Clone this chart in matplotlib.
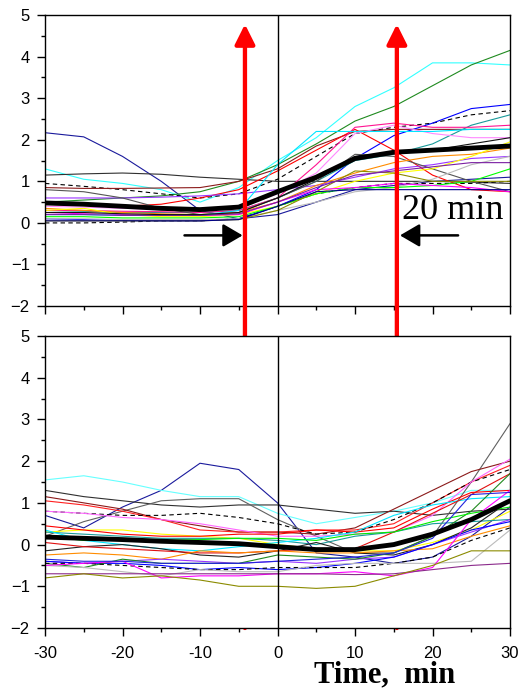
import numpy as np
import matplotlib.pyplot as plt

plt.rcParams['font.family'] = ['Liberation Sans', 'DejaVu Sans']

# time points (min)
t = [-30, -25, -20, -15, -10, -5, 0, 5, 10, 15, 20, 25, 30]

# ---- upper panel ----
up_mean     = [0.48, 0.45, 0.40, 0.35, 0.32, 0.38, 0.75, 1.10, 1.55, 1.70, 1.75, 1.80, 1.85]
up_navy     = [2.17, 2.07, 1.60, 1.00, 0.30, 0.10, 0.20, 0.50, 0.80, 0.90, 1.00, 1.05, 1.10]
up_cyan     = [1.30, 1.05, 0.95, 0.80, 0.50, 0.85, 1.50, 2.05, 2.80, 3.25, 3.85, 3.85, 3.80]
up_dgreen   = [0.50, 0.55, 0.60, 0.65, 0.75, 1.00, 1.40, 1.90, 2.45, 2.80, 3.30, 3.80, 4.15]
up_flat     = [1.15, 1.18, 1.20, 1.17, 1.10, 1.05, 1.00, 1.00, 1.00, 1.00, 1.00, 0.98, 0.95]
up_dash_hi  = [0.95, 0.88, 0.80, 0.70, 0.60, 0.70, 1.05, 1.60, 2.15, 2.30, 2.40, 2.60, 2.70]
up_dash_lo  = [0.00, 0.00, 0.02, 0.05, 0.05, 0.10, 0.40, 0.70, 0.85, 0.95, 0.95, 0.95, 1.00]
up_brown    = [0.85, 0.83, 0.83, 0.84, 0.85, 1.00, 1.30, 1.85, 2.20, 2.25, 2.25, 2.25, 2.25]
up_blue     = [0.10, 0.08, 0.06, 0.05, 0.05, 0.10, 0.40, 0.80, 1.55, 2.10, 2.40, 2.75, 2.85]
up_teal     = [0.30, 0.28, 0.25, 0.25, 0.25, 0.30, 0.60, 1.00, 1.50, 1.65, 1.90, 2.35, 2.60]
up_red      = [0.45, 0.42, 0.40, 0.45, 0.60, 0.80, 1.25, 1.75, 2.25, 1.75, 1.15, 0.80, 0.75]
up_dpink    = [0.30, 0.30, 0.28, 0.27, 0.25, 0.30, 0.60, 1.40, 2.30, 2.40, 2.30, 2.30, 2.35]
up_violet   = [0.60, 0.60, 0.60, 0.62, 0.65, 0.70, 0.80, 0.90, 1.10, 1.30, 1.40, 1.55, 1.60]
up_dgray    = [0.80, 0.75, 0.60, 0.35, 0.20, 0.25, 0.60, 1.00, 1.65, 1.60, 1.30, 1.00, 0.75]
up_lgray    = [0.10, 0.10, 0.08, 0.08, 0.08, 0.10, 0.30, 0.50, 0.75, 0.85, 1.05, 1.40, 1.60]
up_orange   = [0.35, 0.30, 0.25, 0.22, 0.20, 0.25, 0.50, 0.90, 1.20, 1.45, 1.60, 1.65, 1.80]
up_yellow   = [0.30, 0.35, 0.20, 0.15, 0.15, 0.20, 0.40, 0.70, 1.00, 1.20, 1.30, 1.60, 1.95]
up_lime     = [0.15, 0.15, 0.12, 0.12, 0.12, 0.15, 0.40, 0.70, 0.85, 0.85, 0.90, 1.00, 1.30]
up_magenta  = [0.25, 0.22, 0.20, 0.18, 0.18, 0.20, 0.50, 0.80, 0.85, 0.95, 0.90, 0.85, 0.75]
up_olive    = [0.05, 0.05, 0.05, 0.05, 0.05, 0.08, 0.30, 0.75, 1.25, 1.20, 1.00, 1.00, 1.00]
up_pink     = [0.40, 0.38, 0.35, 0.33, 0.30, 0.35, 0.70, 1.20, 2.15, 2.35, 2.15, 2.05, 2.05]
up_cyan2    = [0.20, 0.20, 0.18, 0.18, 0.18, 0.30, 1.40, 2.20, 2.20, 2.20, 2.20, 2.25, 2.25]
up_navy2    = [0.05, 0.05, 0.05, 0.05, 0.05, 0.08, 0.40, 0.75, 0.80, 0.80, 0.80, 0.80, 0.80]
up_purple   = [0.20, 0.20, 0.18, 0.18, 0.18, 0.22, 0.50, 0.85, 1.15, 1.25, 1.35, 1.45, 1.45]
up_black    = [0.25, 0.25, 0.22, 0.20, 0.20, 0.25, 0.60, 1.05, 1.60, 1.70, 1.75, 1.90, 2.05]

# ---- lower panel ----
lo_mean     = [0.18, 0.15, 0.12, 0.08, 0.05, 0.02, -0.05, -0.12, -0.12, 0.00, 0.25, 0.60, 1.05]
lo_navy     = [0.70, 0.40, 0.90, 1.30, 1.95, 1.80, 1.00, -0.20, -0.30, -0.45, -0.30, 0.20, 0.90]
lo_cyan     = [1.55, 1.65, 1.50, 1.30, 1.15, 1.15, 0.75, 0.50, 0.65, 0.80, 1.00, 1.30, 1.30]
lo_flat     = [1.30, 1.15, 1.05, 0.95, 0.90, 0.95, 0.95, 0.85, 0.75, 0.80, 0.70, 0.80, 0.85]
lo_dgray    = [0.20, 0.55, 0.80, 1.05, 1.10, 1.10, 0.60, 0.20, -0.20, -0.20, 0.20, 1.50, 2.90]
lo_brown    = [1.15, 1.00, 0.85, 0.60, 0.45, 0.30, 0.30, 0.25, 0.40, 0.85, 1.30, 1.75, 2.00]
lo_red      = [1.05, 0.95, 0.80, 0.60, 0.35, 0.30, 0.30, 0.35, 0.35, 0.50, 1.00, 1.50, 1.90]
lo_dash_hi  = [0.80, 0.75, 0.70, 0.70, 0.75, 0.65, 0.50, 0.25, 0.30, 0.60, 1.00, 1.50, 1.80]
lo_pink     = [0.80, 0.75, 0.65, 0.60, 0.50, 0.35, 0.20, 0.20, 0.25, 0.30, 0.70, 1.50, 2.05]
lo_yellow   = [0.30, 0.35, 0.35, 0.25, 0.20, 0.15, 0.00, -0.10, -0.15, -0.15, 0.05, 0.35, 0.80]
lo_red2     = [0.45, 0.35, 0.25, 0.20, 0.20, 0.25, 0.25, 0.35, 0.30, 0.40, 0.85, 1.25, 1.30]
lo_teal     = [0.30, 0.25, 0.20, 0.15, 0.15, 0.15, 0.10, 0.00, 0.20, 0.30, 0.50, 0.55, 0.60]
lo_cyan2    = [0.35, 0.10, 0.00, -0.10, -0.15, -0.05, 0.05, 0.15, 0.30, 0.70, 0.95, 1.10, 1.15]
lo_black    = [-0.15, -0.05, 0.00, -0.10, -0.25, -0.30, -0.15, 0.05, -0.20, -0.25, 0.00, 0.40, 1.05]
lo_red3     = [0.05, -0.05, -0.10, -0.15, -0.20, -0.20, -0.15, -0.10, -0.10, 0.30, 0.75, 1.20, 1.70]
lo_orange   = [-0.25, -0.20, -0.25, -0.35, -0.15, -0.20, -0.15, -0.20, -0.20, -0.15, -0.10, 0.20, 0.45]
lo_purple   = [-0.40, -0.45, -0.40, -0.35, -0.40, -0.45, -0.40, -0.45, -0.35, -0.30, 0.00, 0.30, 0.60]
lo_blue     = [-0.40, -0.45, -0.45, -0.50, -0.60, -0.55, -0.60, -0.55, -0.45, -0.30, 0.00, 0.35, 0.55]
lo_green    = [-0.45, -0.55, -0.35, -0.45, -0.45, -0.45, -0.25, -0.30, -0.35, -0.20, 0.20, 0.80, 1.70]
lo_dash_lo  = [-0.45, -0.45, -0.50, -0.55, -0.60, -0.60, -0.55, -0.55, -0.55, -0.45, -0.30, 0.10, 0.40]
lo_lgray    = [-0.50, -0.55, -0.65, -0.75, -0.60, -0.65, -0.65, -0.50, -0.45, -0.45, -0.45, -0.40, 0.35]
lo_magenta  = [-0.50, -0.45, -0.40, -0.80, -0.75, -0.75, -0.70, -0.70, -0.65, -0.75, -0.55, 0.60, 1.30]
lo_violet   = [-0.70, -0.70, -0.70, -0.70, -0.70, -0.70, -0.70, -0.70, -0.72, -0.70, -0.60, -0.50, -0.45]
lo_olive    = [-0.80, -0.70, -0.80, -0.75, -0.85, -1.00, -1.00, -1.05, -1.00, -0.75, -0.50, -0.15, -0.15]
lo_lime     = [0.20, 0.10, 0.10, 0.10, 0.12, 0.15, 0.15, 0.10, 0.25, 0.30, 0.55, 0.75, 0.90]
lo_blue2    = [-0.35, -0.40, -0.40, -0.45, -0.45, -0.45, -0.40, -0.35, -0.30, -0.20, 0.15, 1.20, 1.25]

upper = [
    (up_navy, '#1a1a9c', '-'), (up_cyan, '#33ffff', '-'), (up_dgreen, '#1f8a1f', '-'),
    (up_flat, '#303030', '-'), (up_dash_hi, 'black', '--'), (up_dash_lo, 'black', '--'),
    (up_brown, '#8b1a1a', '-'), (up_blue, '#0000ff', '-'), (up_teal, '#199a9a', '-'),
    (up_red, '#ff0000', '-'), (up_dpink, '#ff1493', '-'), (up_violet, '#9933ff', '-'),
    (up_dgray, '#555555', '-'), (up_lgray, '#bbbbbb', '-'), (up_orange, '#ff8c00', '-'),
    (up_yellow, '#ffff00', '-'), (up_lime, '#00ff00', '-'), (up_magenta, '#ff00ff', '-'),
    (up_olive, '#8b8b00', '-'), (up_pink, '#ff88ff', '-'), (up_cyan2, '#00e5ff', '-'),
    (up_navy2, '#00008b', '-'), (up_purple, '#7a1fa2', '-'), (up_black, '#111111', '-'),
]
lower = [
    (lo_navy, '#1a1a9c', '-'), (lo_cyan, '#66ffff', '-'), (lo_flat, '#303030', '-'),
    (lo_dgray, '#606060', '-'), (lo_brown, '#8b1a1a', '-'), (lo_red, '#ff2020', '-'),
    (lo_dash_hi, 'black', '--'), (lo_pink, '#ff66ff', '-'), (lo_yellow, '#ffff00', '-'),
    (lo_red2, '#ff0000', '-'), (lo_teal, '#199a9a', '-'), (lo_cyan2, '#00e5ff', '-'),
    (lo_black, '#222222', '-'), (lo_red3, '#e01010', '-'), (lo_orange, '#ff8c00', '-'),
    (lo_purple, '#9933ff', '-'), (lo_blue, '#0000ff', '-'), (lo_green, '#1f8a1f', '-'),
    (lo_dash_lo, 'black', '--'), (lo_lgray, '#bbbbbb', '-'), (lo_magenta, '#ff00ff', '-'),
    (lo_violet, '#8b2a8b', '-'), (lo_olive, '#8b8b00', '-'), (lo_lime, '#00ee00', '-'),
    (lo_blue2, '#2222dd', '-'),
]

arrow_x = [-4.2, 15.4]

fig = plt.figure(figsize=(5.19, 6.94), dpi=100)
ax1 = fig.add_axes([0.0867, 0.559, 0.896, 0.4193])
ax2 = fig.add_axes([0.0867, 0.0951, 0.896, 0.4207])

for ax, series, mean in [(ax1, upper, up_mean), (ax2, lower, lo_mean)]:
    for vals, c, ls in series:
        ax.plot(t, vals, color=c, ls=ls, lw=0.8, dashes=(4, 3) if ls == '--' else (None, None))
    ax.plot(t, mean, color='black', lw=3.5, solid_capstyle='round')
    ax.axvline(0, color='black', lw=1)
    ax.set_xlim(-30, 30)
    ax.set_ylim(-2, 5)
    ax.set_xticks(range(-30, 31, 10))
    ax.set_xticks(range(-25, 30, 10), minor=True)
    ax.set_yticks(range(-2, 6))
    ax.set_yticks(np.arange(-1.5, 5, 1), minor=True)
    ax.tick_params(which='major', direction='out', length=6, width=1, labelsize=12)
    ax.tick_params(which='minor', direction='out', length=3, width=1)
    ax.tick_params(axis='y', pad=5)
    ax.tick_params(axis='x', pad=7)
    for s in ax.spines.values():
        s.set_linewidth(1)

ax1.tick_params(labelbottom=False)
ax2.set_xticklabels(['-30', '-20', '-10', '0', '10', '20', '30'])
fig.text(0.742, 0.016, 'Time,  min', family='Liberation Serif', weight='bold',
         fontsize=22, ha='center', va='baseline')

# red arrows spanning both panels
for x in arrow_x:
    ax1.annotate('', xy=(x, 4.78), xycoords='data', xytext=(x, -2), textcoords=ax2.transData,
                 arrowprops=dict(arrowstyle='-|>,head_length=0.6,head_width=0.3', color='#ff0000',
                                 lw=3.1, shrinkA=0, shrinkB=0, mutation_scale=20),
                 annotation_clip=False, zorder=10)

# black arrows and label
ax1.annotate('', xy=(-4.5, -0.3), xytext=(-12, -0.3),
             arrowprops=dict(arrowstyle='-|>,head_length=0.6,head_width=0.35', color='black',
                             lw=1.8, shrinkA=0, shrinkB=0, mutation_scale=20))
ax1.annotate('', xy=(15.8, -0.3), xytext=(23.3, -0.3),
             arrowprops=dict(arrowstyle='-|>,head_length=0.6,head_width=0.35', color='black',
                             lw=1.8, shrinkA=0, shrinkB=0, mutation_scale=20))
ax1.text(16.0, 0.3, '20 min', family='Liberation Serif', fontsize=26, ha='left', va='center')

fig.savefig('out.png', dpi=100)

Problem to work on
From the first line of the listing above, repeat every line through the one holding "20, 25, 30]". Both ends count, and pictures stay out.

Result for this task
Clone this chart in matplotlib.
import numpy as np
import matplotlib.pyplot as plt

plt.rcParams['font.family'] = ['Liberation Sans', 'DejaVu Sans']

# time points (min)
t = [-30, -25, -20, -15, -10, -5, 0, 5, 10, 15, 20, 25, 30]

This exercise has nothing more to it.